• _What the task asks_:
Review the material line by line. Identify and copy every line that contains the string "React".

+++

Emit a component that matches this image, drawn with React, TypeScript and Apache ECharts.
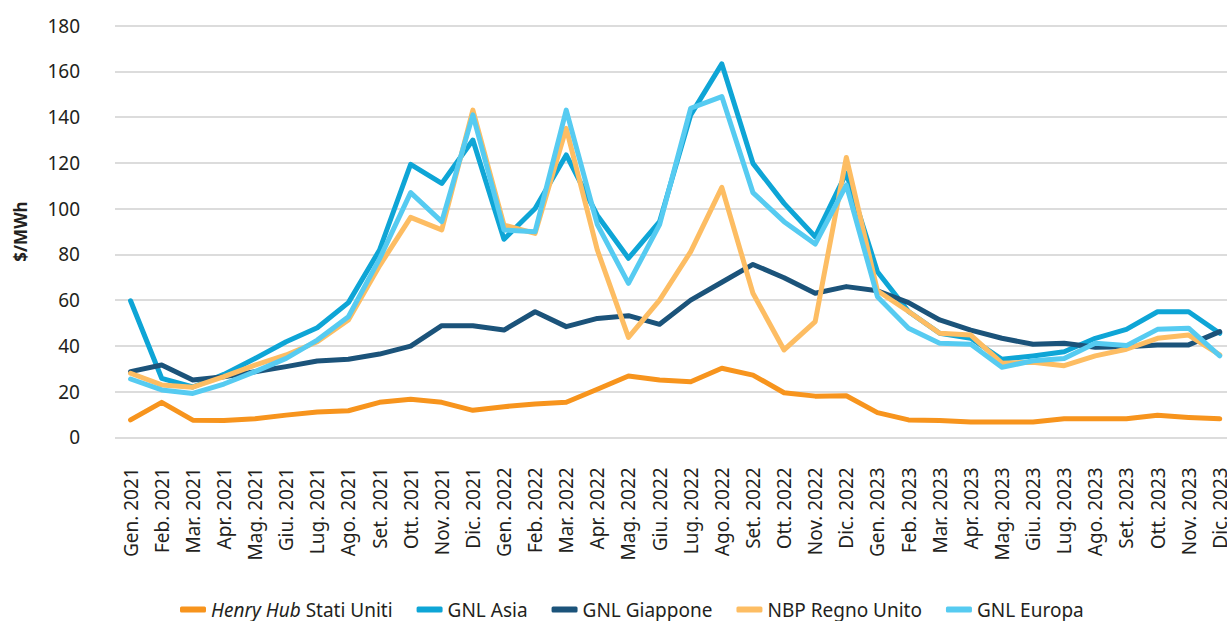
import React, { useEffect, useRef } from "react";
import * as echarts from "echarts";

const months = ["Gen.", "Feb.", "Mar.", "Apr.", "Mag.", "Giu.", "Lug.", "Ago.", "Set.", "Ott.", "Nov.", "Dic."];
const years = ["2021", "2022", "2023"];
const categories: string[] = years.flatMap((y) => months.map((m) => `${m} ${y}`));

const yTicks = [0, 20, 40, 60, 80, 100, 120, 140, 160, 180];

const henryHub = [7.6, 15.3, 7.5, 7.3, 8.1, 9.7, 11.1, 11.6, 15.3, 16.6, 15.3, 11.8, 13.4, 14.6, 15.3, 21, 26.8, 25.1, 24.3, 30.2, 27.2, 19.5, 18, 18.2, 10.8, 7.6, 7.4, 6.7, 6.7, 6.7, 8.1, 8.1, 8.1, 9.6, 8.7, 8.1];
const gnlAsia = [59.7, 25.8, 22, 27.5, 34.5, 41.8, 47.9, 58.9, 81.9, 119.4, 111, 130, 86.6, 100.1, 123.5, 97, 78.3, 94.3, 141, 163.3, 119.8, 102.3, 87.7, 115.5, 72.4, 55, 45.5, 43.3, 34.1, 35.6, 37.4, 43.3, 47.2, 54.9, 54.9, 45.5];
const gnlGiappone = [28.7, 31.6, 25.1, 26.5, 28.7, 30.9, 33.4, 34.1, 36.4, 39.9, 48.8, 48.8, 46.9, 54.9, 48.4, 52, 53.2, 49.4, 60, 67.8, 75.6, 69.8, 63, 65.9, 64.1, 58.9, 51.3, 46.9, 43.3, 40.7, 41.1, 39.4, 39.6, 40.4, 40.4, 46.2];
const nbpRegnoUnito = [28, 22.9, 21.9, 26.5, 31.6, 36, 41.8, 51.3, 75, 96.2, 90.7, 143.1, 92.8, 89.2, 135.1, 81.9, 43.7, 60, 81.2, 109.3, 63, 38.2, 50.6, 122.4, 64.1, 55, 45.5, 44.7, 32.4, 32.8, 31.3, 35.6, 38.5, 43.3, 44.7, 36];
const gnlEuropa = [25.5, 20.7, 19.2, 23.3, 28.7, 34.5, 42.5, 52.7, 78, 107, 94.3, 141, 90.7, 89.9, 143.1, 93, 67.3, 93, 143.9, 149, 107, 94.3, 84.5, 110.3, 61.5, 47.7, 41.1, 40.7, 30.6, 33.5, 34.5, 41.1, 40.1, 47.2, 47.7, 35.6];

const seriesDefs = [
  { name: "Henry Hub Stati Uniti", data: henryHub, color: "#F7941D" },
  { name: "GNL Asia", data: gnlAsia, color: "#0EA5D6" },
  { name: "GNL Giappone", data: gnlGiappone, color: "#1B537A" },
  { name: "NBP Regno Unito", data: nbpRegnoUnito, color: "#FDBD63" },
  { name: "GNL Europa", data: gnlEuropa, color: "#56CBF1" },
];

const FONT = "'Noto Sans', sans-serif";
const TEXT = "#231F20";

export default function App() {
  const ref = useRef<HTMLDivElement>(null);
  useEffect(() => {
    if (!ref.current) return;
    const chart = echarts.init(ref.current, undefined, { renderer: "svg" });
    chart.setOption({
      animation: false,
      textStyle: { fontFamily: FONT },
      grid: { left: 115, right: 14.7, top: 25.7, height: 411.6, containLabel: false },
      legend: {
        left: 175,
        top: 595,
        itemGap: 24,
        itemWidth: 26,
        itemHeight: 6,
        icon: "roundRect",
        textStyle: {
          fontFamily: FONT,
          fontSize: 19,
          color: TEXT,
          rich: { i: { fontStyle: "italic", fontSize: 19, color: TEXT, fontFamily: FONT } },
        },
        formatter: (name: string) =>
          name === "Henry Hub Stati Uniti" ? "{i|Henry Hub} Stati Uniti" : name,
        data: seriesDefs.map((s) => s.name),
      },
      xAxis: {
        type: "category",
        data: categories,
        boundaryGap: true,
        axisLine: { show: false },
        axisTick: { show: false },
        axisLabel: {
          rotate: 90,
          interval: 0,
          margin: 30,
          fontSize: 19,
          color: TEXT,
          fontFamily: FONT,
        },
      },
      yAxis: {
        type: "value",
        min: yTicks[0],
        max: yTicks[yTicks.length - 1],
        interval: 20,
        name: "$/MWh",
        nameLocation: "middle",
        nameGap: 86,
        nameRotate: 90,
        nameTextStyle: { fontSize: 17, fontWeight: "bold", color: TEXT, fontFamily: FONT },
        axisLine: { show: false },
        axisTick: { show: false },
        axisLabel: { margin: 35, fontSize: 19, color: TEXT, fontFamily: FONT },
        splitLine: { lineStyle: { color: "#D0D0D0", width: 1.5 } },
      },
      series: seriesDefs.map((s) => ({
        name: s.name,
        type: "line",
        data: s.data,
        showSymbol: false,
        symbol: "none",
        color: s.color,
        lineStyle: { width: 5, color: s.color, cap: "round", join: "round" },
      })),
    });
    return () => chart.dispose();
  }, []);
  return (
    <div style={{ position: "fixed", left: 0, top: 0, width: 1227, height: 621, overflow: "hidden", background: "#fff" }}>
      <div ref={ref} style={{ width: 1250, height: 621 }} />
    </div>
  );
}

+++

• _Reply_:
Emit a component that matches this image, drawn with React, TypeScript and Apache ECharts.
import React, { useEffect, useRef } from "react";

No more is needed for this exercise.